In fact, there’s another resource you can look at, a company called Cloud Scene. Cloud Scene tracks data center companies and their footprint as it relates to the cloud providers. We always come up as the number one company in the Americas and Europe and Asia and Oceania. If you want to go global, that’s how you do it. We as a company — if you took our revenue and organized it according to people who deploy in multiple countries versus people who deploy in one city, what you see is that the majority of our revenue comes from big multinational companies. All the big cloud companies, all the CDNs are customers. Most of the gaming companies are customers in one way or another. It’s all because of this need to be close.

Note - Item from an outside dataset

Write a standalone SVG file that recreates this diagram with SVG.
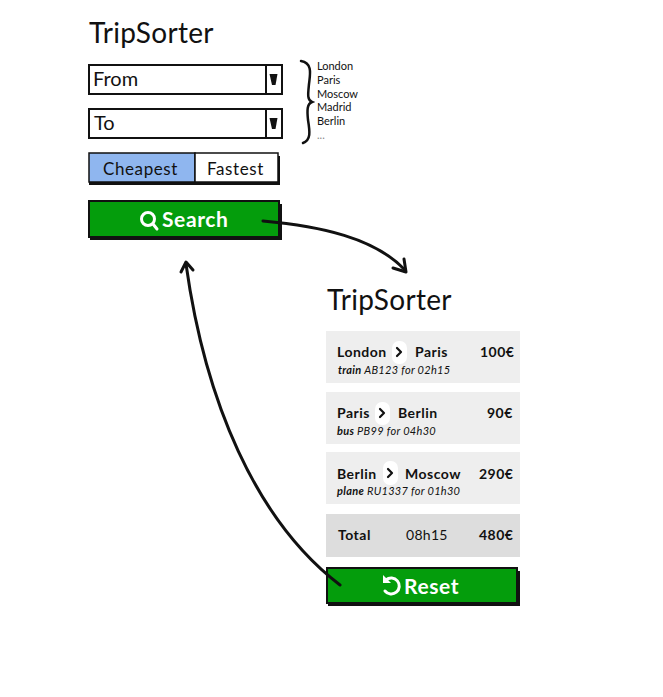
<svg xmlns="http://www.w3.org/2000/svg" width="663" height="697" viewBox="0 0 663 697">
<defs>
<style>
text{font-family:"Lato","Open Sans","Liberation Sans",sans-serif;fill:#111}
.title{font-size:28px;letter-spacing:.3px}
.field{font-size:20px}
.box{fill:#fff;stroke:#111;stroke-width:2}
.arrowbtn{fill:#111}
.seg{font-size:17px;letter-spacing:.6px}
.btn{font-size:21px;font-weight:700;fill:#fff;letter-spacing:.6px}
.green{fill:#049d0c;stroke:#111;stroke-width:2}
.shadow{fill:#111}
.row{fill:#eeeeee}
.city{font-size:14px;font-weight:700;letter-spacing:.5px}
.sub{font-size:11px;font-style:italic;letter-spacing:.3px}
.list{font-size:11px}
.conn{fill:none;stroke:#111;stroke-width:3;stroke-linecap:round}
.hd{fill:none;stroke:#111;stroke-width:3;stroke-linecap:round;stroke-linejoin:round}
.pill{fill:#fff}
.chev{fill:none;stroke:#111;stroke-width:2.2;stroke-linecap:round;stroke-linejoin:round}
.ico{fill:none;stroke:#fff;stroke-width:3;stroke-linecap:round}
</style>
</defs>
<g id="title-1"><text class="title" x="89" y="43">TripSorter</text></g>
<g id="from">
<rect class="box" x="89" y="65" width="193" height="29"/>
<line x1="266" y1="65" x2="266" y2="94" stroke="#111" stroke-width="2"/>
<path class="arrowbtn" d="M269.500 74h8l-2 11h-3.500z"/>
<text class="field" x="93" y="86">From</text>
</g>
<g id="to">
<rect class="box" x="89" y="109" width="193" height="29"/>
<line x1="266" y1="109" x2="266" y2="138" stroke="#111" stroke-width="2"/>
<path class="arrowbtn" d="M269.500 118h8l-2 11h-3.500z"/>
<text class="field" x="94" y="130">To</text>
</g>
<g id="city-list">
<path d="M301 61C313 63 310 75 309 84C308 94 307 100 312 102C307 104 307 110 308 120C310 132 311 140 303 143" fill="none" stroke="#111" stroke-width="2.500" stroke-linecap="round"/>
<text class="list" x="317" y="70">London</text>
<text class="list" x="317" y="84">Paris</text>
<text class="list" x="317" y="98">Moscow</text>
<text class="list" x="317" y="111">Madrid</text>
<text class="list" x="317" y="125">Berlin</text>
<text class="list" x="317" y="139" fill="#888" style="fill:#888">...</text>
</g>
<g id="toggle">
<rect class="shadow" x="89" y="156" width="191" height="29"/>
<rect x="89" y="153" width="106" height="29" fill="#8fb6ef" stroke="#111" stroke-width="1.500"/>
<rect x="195" y="153" width="83" height="29" fill="#fff" stroke="#111" stroke-width="1.500"/>
<text class="seg" x="103" y="175">Cheapest</text>
<text class="seg" x="207" y="175">Fastest</text>
</g>
<g id="search">
<rect class="shadow" x="90" y="204" width="192" height="36"/>
<rect class="green" x="89" y="201" width="190" height="36"/>
<circle class="ico" cx="148" cy="219" r="6.500"/>
<line class="ico" x1="153" y1="224" x2="157" y2="229"/>
<text class="btn" x="162" y="227">Search</text>
</g>
<g id="title-2"><text class="title" x="327" y="310">TripSorter</text></g>
<g id="trip-1">
<rect class="row" x="326" y="331" width="194" height="52"/>
<rect class="pill" x="392" y="341" width="15" height="23" rx="7"/>
<path class="chev" d="M397 348l4 4l-4 4"/>
<text class="city" x="337" y="357">London</text>
<text class="city" x="415" y="357">Paris</text>
<text class="city" x="480" y="357">100€</text>
<text class="sub" x="338" y="374"><tspan font-weight="700">train</tspan>  AB123 for 02h15</text>
</g>
<g id="trip-2">
<rect class="row" x="326" y="392" width="194" height="52"/>
<rect class="pill" x="375" y="402" width="15" height="23" rx="7"/>
<path class="chev" d="M380 409l4 4l-4 4"/>
<text class="city" x="337" y="418">Paris</text>
<text class="city" x="398" y="418">Berlin</text>
<text class="city" x="487" y="418">90€</text>
<text class="sub" x="337" y="435"><tspan font-weight="700">bus</tspan>  PB99 for 04h30</text>
</g>
<g id="trip-3">
<rect class="row" x="326" y="452" width="194" height="52"/>
<rect class="pill" x="383" y="461" width="15" height="24" rx="7"/>
<path class="chev" d="M388 469l4 4l-4 4"/>
<text class="city" x="337" y="479">Berlin</text>
<text class="city" x="405" y="479">Moscow</text>
<text class="city" x="479" y="479">290€</text>
<text class="sub" x="337" y="495"><tspan font-weight="700">plane</tspan>  RU1337 for 01h30</text>
</g>
<g id="total">
<rect x="326" y="514" width="194" height="43" fill="#dddddd"/>
<text class="city" x="338" y="540">Total</text>
<text x="406" y="540" font-size="14" letter-spacing=".3">08h15</text>
<text class="city" x="479" y="540">480€</text>
</g>
<g id="reset">
<rect class="shadow" x="328" y="571" width="192" height="35"/>
<rect class="green" x="327" y="568" width="190" height="35"/>
<path class="ico" d="M386 580A8 8 0 1 1 385 591"/>
<path d="M383 575v8h8z" fill="#fff"/>
<text class="btn" x="404" y="594">Reset</text>
</g>
<g id="connectors">
<path class="conn" d="M263 221C320 226 375 238 405 270"/>
<path class="hd" d="M393 268L406 272L404 259"/>
<path class="conn" d="M340 585C255 520 205 400 186 264"/>
<path class="hd" d="M181 272L186 262L193 270"/>
</g>
</svg>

We talk a lot about what we call interconnection-oriented architecture, which is just the fact that whether you’re in the gaming industry or the cloud computing industry, the model has flipped over. People used to run all of their stuff in one data center in the middle of the country. That was the model. You put everything there, and then the farther away you got, the worse the experience you got. People did application acceleration and all these kinds of things. Now, because of cloud computing, the model is flipped on its head. If you look at most companies we deal with nowadays, they’re highly distributed. They have no centralized anything. Everything is distributed because it’s all about user experience. Gaming just happens to be the ultimate user experience example.